Tracking Cart Data in Transit
The biggest difficulties of tracking carts come from the fact that, usually, there are thousands of them, which makes them difficult to manage. Once the carts are loaded with product and shipped out, it’s almost impossible to get an update on their location and reliable proof of delivery, or to perform an audit on lost carts. Once the truck leaves, you’re basically blind until it comes back. The fundamental goal of cart tracking, therefore, is to help you determine where the carts are, who had them last, what truck they were placed in, and ultimately, where they ended up.
RFID technology can give you this information by allowing you to collect data while the shipment is still in transit. Here’s how it works: RFID tags are affixed to the carts, which are then loaded into a shipping truck equipped with GPS-enabled RFID readers. Every few minutes, these readers will scan each cart in the truck simultaneously. When this happens, the data is wirelessly sent to a back-end software platform that automatically logs each cart’s GPS coordinates along with a time and date stamp. When a cart is dropped off and stops appearing in the scan logs, finding it is simply a matter of comparing its last known location and timestamp with its closest delivery report.
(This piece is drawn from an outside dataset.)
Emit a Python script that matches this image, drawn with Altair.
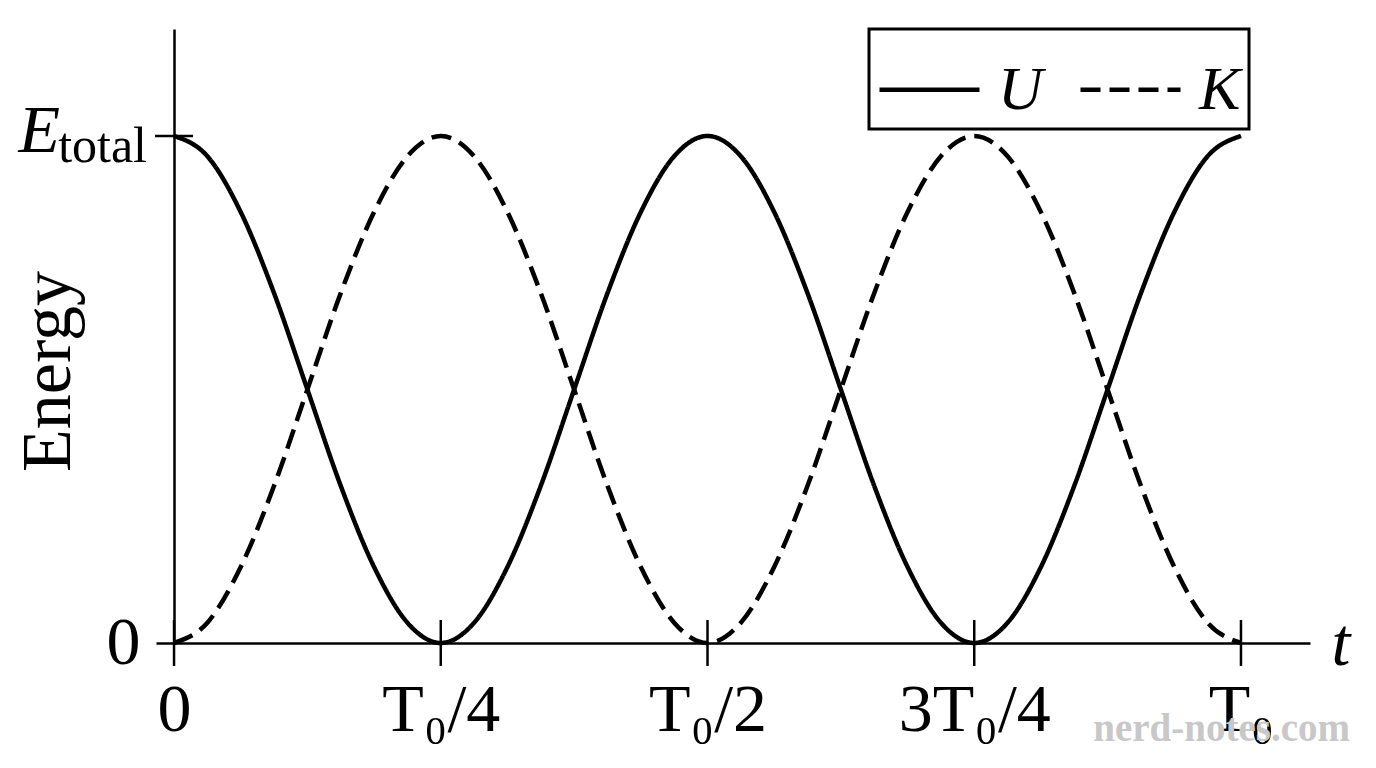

Overcoming Environmental Factors
Past iterations of RFID tags — the ones most people are familiar with — have been thin, and not particularly durable, sticker-like objects that you’d sooner find stuck to the inside of a DVD case than attached to a piece of heavy equipment. They were easily degraded by dirt and water, and the already short-range radio waves they emitted would be blocked and distorted by metal, making them a less-than-ideal option for implementing a cart-tracking solution in a greenhouse or nursery, where these hindrances are unavoidable.
Modern-day RFID tags are a different story. They are more durable, last longer, and are resistant to water and dirt, making them far more useful for a nursery or greenhouse environment. Just as important though, they emit stronger, further-reaching radio signals that won’t be rendered useless when attached to a metal cart. Some early attempts at RFID cart tracking involved the use of special mounts or flags that suspended the tag off the cart just enough to eliminate metal interference, but they would leave the tag insecurely fastened and would need to be delicately worked around. Today, ruggedized RFID tags are bolted directly on to a metal cart without any loss in performance, allowing them to be read more easily and consistently than ever.
Lowering the Cost of Ownership
As certain technologies advance, they generally become cheaper to own, and RFID is no different. The cost of the tags themselves has lowered, of course, but that is just the beginning. A well-implemented RFID system will not only cut costs, but eventually give you a return on your investment.
Let’s say a facility loses track of 100 carts per year. If the carts cost $400 each, then the result is a $40,000 annual loss. An RFID solution that finds and retrieves those lost carts nullifies that loss. Alsoremember: Because carts are usually not retrieved immediately after a shipment, it is not uncommon for a facility to keep an inflated inventory of carts to account for predicted losses. If these losses are eliminated, then the need to maintain this inflated inventory is eliminated, too, saving money overall.
Finally, because of the massive increase in the average lifespan of an RFID tag, they barely ever need to be replaced. Instead, the tags now last through the entire life of the cart. This eliminates not only the monetary investment of purchasing new tags, but also the time investment required to re-tag thousands of carts.